---- GIVEN MATERIAL

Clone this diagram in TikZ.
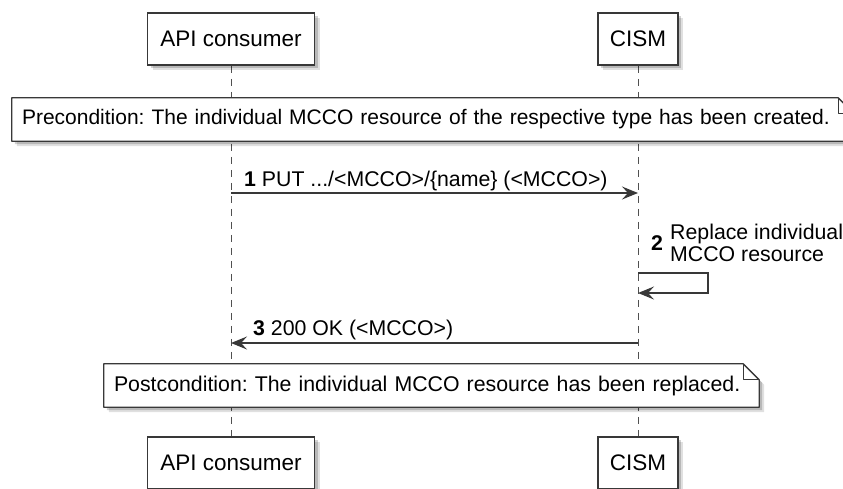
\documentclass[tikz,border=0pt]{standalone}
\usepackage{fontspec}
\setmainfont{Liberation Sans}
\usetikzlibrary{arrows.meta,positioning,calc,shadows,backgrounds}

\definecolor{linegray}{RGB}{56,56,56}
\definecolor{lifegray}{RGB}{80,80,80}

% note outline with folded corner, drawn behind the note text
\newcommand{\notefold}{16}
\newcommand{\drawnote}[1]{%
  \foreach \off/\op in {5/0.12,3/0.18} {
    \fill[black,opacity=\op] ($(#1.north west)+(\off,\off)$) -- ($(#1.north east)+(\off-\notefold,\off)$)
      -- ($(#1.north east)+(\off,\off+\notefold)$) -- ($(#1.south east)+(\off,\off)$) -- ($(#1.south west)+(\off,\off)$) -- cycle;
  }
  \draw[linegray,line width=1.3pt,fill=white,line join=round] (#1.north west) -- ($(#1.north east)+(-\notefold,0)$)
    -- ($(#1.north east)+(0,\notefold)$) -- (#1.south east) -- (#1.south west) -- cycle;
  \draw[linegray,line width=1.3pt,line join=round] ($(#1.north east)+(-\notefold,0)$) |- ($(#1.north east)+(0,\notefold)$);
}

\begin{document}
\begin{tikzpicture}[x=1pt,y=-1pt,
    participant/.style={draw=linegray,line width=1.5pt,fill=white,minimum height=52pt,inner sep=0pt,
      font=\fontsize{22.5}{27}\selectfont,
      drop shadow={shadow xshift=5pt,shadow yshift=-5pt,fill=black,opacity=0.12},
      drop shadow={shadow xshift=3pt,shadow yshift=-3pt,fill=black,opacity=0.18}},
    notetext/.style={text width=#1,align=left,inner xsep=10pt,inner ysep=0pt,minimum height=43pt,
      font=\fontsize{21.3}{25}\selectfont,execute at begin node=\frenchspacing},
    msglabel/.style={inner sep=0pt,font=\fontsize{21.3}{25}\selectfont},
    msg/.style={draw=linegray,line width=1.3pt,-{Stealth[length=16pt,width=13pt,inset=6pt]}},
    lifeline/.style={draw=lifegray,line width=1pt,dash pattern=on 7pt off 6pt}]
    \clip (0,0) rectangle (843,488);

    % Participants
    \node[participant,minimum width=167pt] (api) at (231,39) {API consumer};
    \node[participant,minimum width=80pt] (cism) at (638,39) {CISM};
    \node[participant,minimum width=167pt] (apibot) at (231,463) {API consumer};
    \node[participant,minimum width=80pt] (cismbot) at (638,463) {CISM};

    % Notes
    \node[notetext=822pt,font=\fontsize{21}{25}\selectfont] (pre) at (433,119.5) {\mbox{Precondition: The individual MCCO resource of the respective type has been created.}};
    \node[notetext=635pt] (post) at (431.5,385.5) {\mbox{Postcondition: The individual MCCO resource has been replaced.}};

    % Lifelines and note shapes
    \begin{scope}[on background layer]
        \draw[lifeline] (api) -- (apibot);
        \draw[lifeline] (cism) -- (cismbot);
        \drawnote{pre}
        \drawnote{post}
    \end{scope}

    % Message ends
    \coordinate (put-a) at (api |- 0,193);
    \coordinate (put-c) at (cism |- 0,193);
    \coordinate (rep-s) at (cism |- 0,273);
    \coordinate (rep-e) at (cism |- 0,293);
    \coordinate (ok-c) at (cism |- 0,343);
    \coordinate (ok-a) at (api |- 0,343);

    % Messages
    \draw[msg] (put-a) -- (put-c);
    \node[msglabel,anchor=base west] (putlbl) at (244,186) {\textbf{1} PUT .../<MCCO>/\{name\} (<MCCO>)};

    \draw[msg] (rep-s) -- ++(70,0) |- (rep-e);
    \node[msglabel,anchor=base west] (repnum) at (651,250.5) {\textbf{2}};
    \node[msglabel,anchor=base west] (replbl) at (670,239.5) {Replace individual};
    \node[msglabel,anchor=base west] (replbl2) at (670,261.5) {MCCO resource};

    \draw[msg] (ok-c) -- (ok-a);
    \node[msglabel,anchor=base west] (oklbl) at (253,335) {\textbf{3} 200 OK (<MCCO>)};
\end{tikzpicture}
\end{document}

--------

YOUR TASK
Write the material out again exactly as it appears, dropping the pictures.

RESULT FOR THIS TASK
Clone this diagram in TikZ.
\documentclass[tikz,border=0pt]{standalone}
\usepackage{fontspec}
\setmainfont{Liberation Sans}
\usetikzlibrary{arrows.meta,positioning,calc,shadows,backgrounds}

\definecolor{linegray}{RGB}{56,56,56}
\definecolor{lifegray}{RGB}{80,80,80}

% note outline with folded corner, drawn behind the note text
\newcommand{\notefold}{16}
\newcommand{\drawnote}[1]{%
  \foreach \off/\op in {5/0.12,3/0.18} {
    \fill[black,opacity=\op] ($(#1.north west)+(\off,\off)$) -- ($(#1.north east)+(\off-\notefold,\off)$)
      -- ($(#1.north east)+(\off,\off+\notefold)$) -- ($(#1.south east)+(\off,\off)$) -- ($(#1.south west)+(\off,\off)$) -- cycle;
  }
  \draw[linegray,line width=1.3pt,fill=white,line join=round] (#1.north west) -- ($(#1.north east)+(-\notefold,0)$)
    -- ($(#1.north east)+(0,\notefold)$) -- (#1.south east) -- (#1.south west) -- cycle;
  \draw[linegray,line width=1.3pt,line join=round] ($(#1.north east)+(-\notefold,0)$) |- ($(#1.north east)+(0,\notefold)$);
}

\begin{document}
\begin{tikzpicture}[x=1pt,y=-1pt,
    participant/.style={draw=linegray,line width=1.5pt,fill=white,minimum height=52pt,inner sep=0pt,
      font=\fontsize{22.5}{27}\selectfont,
      drop shadow={shadow xshift=5pt,shadow yshift=-5pt,fill=black,opacity=0.12},
      drop shadow={shadow xshift=3pt,shadow yshift=-3pt,fill=black,opacity=0.18}},
    notetext/.style={text width=#1,align=left,inner xsep=10pt,inner ysep=0pt,minimum height=43pt,
      font=\fontsize{21.3}{25}\selectfont,execute at begin node=\frenchspacing},
    msglabel/.style={inner sep=0pt,font=\fontsize{21.3}{25}\selectfont},
    msg/.style={draw=linegray,line width=1.3pt,-{Stealth[length=16pt,width=13pt,inset=6pt]}},
    lifeline/.style={draw=lifegray,line width=1pt,dash pattern=on 7pt off 6pt}]
    \clip (0,0) rectangle (843,488);

    % Participants
    \node[participant,minimum width=167pt] (api) at (231,39) {API consumer};
    \node[participant,minimum width=80pt] (cism) at (638,39) {CISM};
    \node[participant,minimum width=167pt] (apibot) at (231,463) {API consumer};
    \node[participant,minimum width=80pt] (cismbot) at (638,463) {CISM};

    % Notes
    \node[notetext=822pt,font=\fontsize{21}{25}\selectfont] (pre) at (433,119.5) {\mbox{Precondition: The individual MCCO resource of the respective type has been created.}};
    \node[notetext=635pt] (post) at (431.5,385.5) {\mbox{Postcondition: The individual MCCO resource has been replaced.}};

    % Lifelines and note shapes
    \begin{scope}[on background layer]
        \draw[lifeline] (api) -- (apibot);
        \draw[lifeline] (cism) -- (cismbot);
        \drawnote{pre}
        \drawnote{post}
    \end{scope}

    % Message ends
    \coordinate (put-a) at (api |- 0,193);
    \coordinate (put-c) at (cism |- 0,193);
    \coordinate (rep-s) at (cism |- 0,273);
    \coordinate (rep-e) at (cism |- 0,293);
    \coordinate (ok-c) at (cism |- 0,343);
    \coordinate (ok-a) at (api |- 0,343);

    % Messages
    \draw[msg] (put-a) -- (put-c);
    \node[msglabel,anchor=base west] (putlbl) at (244,186) {\textbf{1} PUT .../<MCCO>/\{name\} (<MCCO>)};

    \draw[msg] (rep-s) -- ++(70,0) |- (rep-e);
    \node[msglabel,anchor=base west] (repnum) at (651,250.5) {\textbf{2}};
    \node[msglabel,anchor=base west] (replbl) at (670,239.5) {Replace individual};
    \node[msglabel,anchor=base west] (replbl2) at (670,261.5) {MCCO resource};

    \draw[msg] (ok-c) -- (ok-a);
    \node[msglabel,anchor=base west] (oklbl) at (253,335) {\textbf{3} 200 OK (<MCCO>)};
\end{tikzpicture}
\end{document}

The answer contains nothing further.